No one is expecting Jesus to raise Lazarus from the dead. How the people respond to what Jesus says is an indication of this. When Jesus tells Martha that her “brother shall rise again.” She talks about the resurrection in the future at the last day (John 11:23-24). When Jesus tells them to roll the stone away from the grave, they warn Him the body is already in decay (John 11:39).

Upon removal of the stone, Jesus yells, “Lazarus, come forth.” Lazarus rises from the dead and walks out of the tomb (John 11:43). A side note here — if Jesus had yelled, “Come forth!” without inserting Lazarus’ name, every grave in the cemetery would have been empty as all the dead would have walked from their graves.

Upon Lazarus’ resurrection, God accomplished His desired result — more people believed on the Son of God.

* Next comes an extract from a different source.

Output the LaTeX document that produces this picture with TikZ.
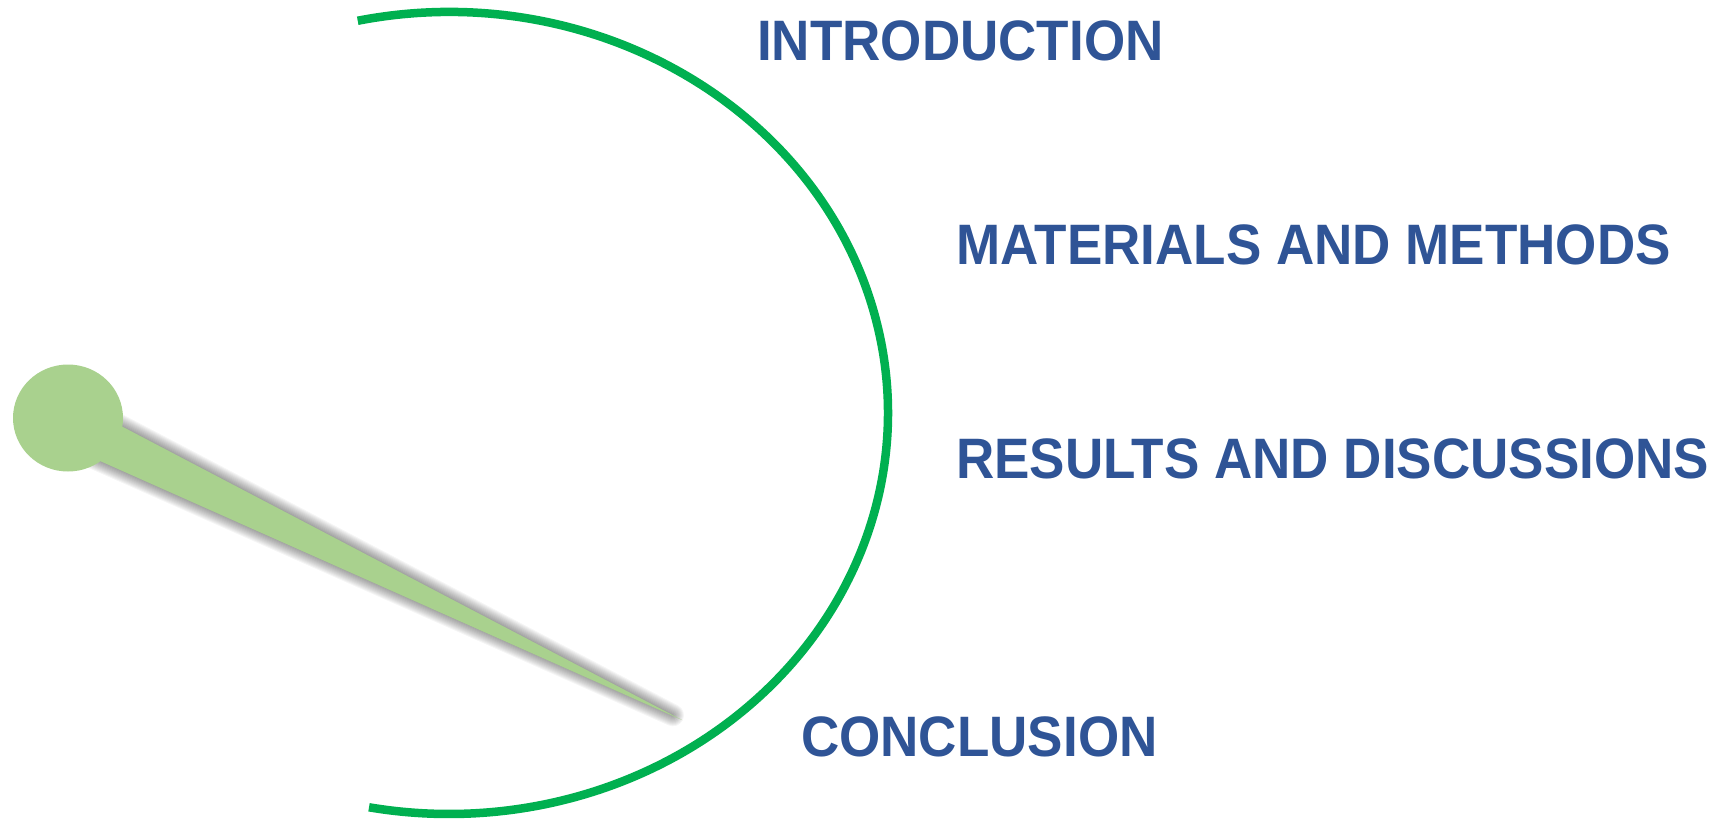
\documentclass[tikz,border=0pt]{standalone}
\usepackage{fontspec}
\usetikzlibrary{shapes.geometric,calc}
\newfontfamily\labelfont{Liberation Sans}[FakeStretch=0.93]
\definecolor{arcgreen}{RGB}{0,176,80}
\definecolor{needlegreen}{RGB}{169,209,142}
\definecolor{labelblue}{RGB}{47,84,150}
\begin{document}
\begin{tikzpicture}[x=1pt,y=-1pt,
  section/.style={anchor=base west,inner sep=0pt,text=labelblue,
    font=\labelfont\bfseries\fontsize{57pt}{60pt}\selectfont},
  dial/.style={draw=arcgreen,line width=8.5pt},
  needle/.style={fill=needlegreen},
  haze/.style={draw=black,draw opacity=0.04,line join=round},
  hubstyle/.style={ellipse,fill=needlegreen,inner sep=0pt,
    minimum width=110pt,minimum height=107pt}]
\useasboundingbox (0,0) rectangle (1719,819);

% dial arc, centre (449,413), radii 439 x 401
\draw[dial] (449,413) ++(102:439pt and 401pt)
  arc[start angle=102,end angle=-100.5,x radius=439pt,y radius=401pt];

% needle: edges run from the tip back into the hub
\coordinate (tip) at (682,720);
\coordinate (baseA) at ($(tip)!1.08!(123,427)$);
\coordinate (baseB) at ($(tip)!1.08!(100,461)$);
% soft shadow built from stacked translucent strokes
\foreach \w in {2,4,...,22}
  \draw[haze,line width=\w pt,shift={(2,-2.5)}]
    (baseA) -- ($(baseA)!0.985!(tip)$) -- (baseB) -- cycle;
\fill[needle] (baseA) -- (tip) -- (baseB) -- cycle;
\node[hubstyle] (hub) at (68,418) {};

% section labels
\node[section] (intro) at (757,60) {INTRODUCTION};
\node[section] (methods) at (956,264) {MATERIALS AND METHODS};
\node[section] (results) at (956,478) {RESULTS AND DISCUSSIONS};
\node[section] (concl) at (801,756) {CONCLUSION};
\end{tikzpicture}
\end{document}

God does not always give us what we desire. In the case of Mary, Martha and Lazarus, God had something greater in mind than what anyone else could imagine.

God is working in your life, and the odds are good His desired end is an increase in faith, but do we get bogged down with self-sightedness because He does not do what we expect or want Him to do at the time?

God will work to boost your faith, God will work to increase someone else’s faith through you, or He is working to do both.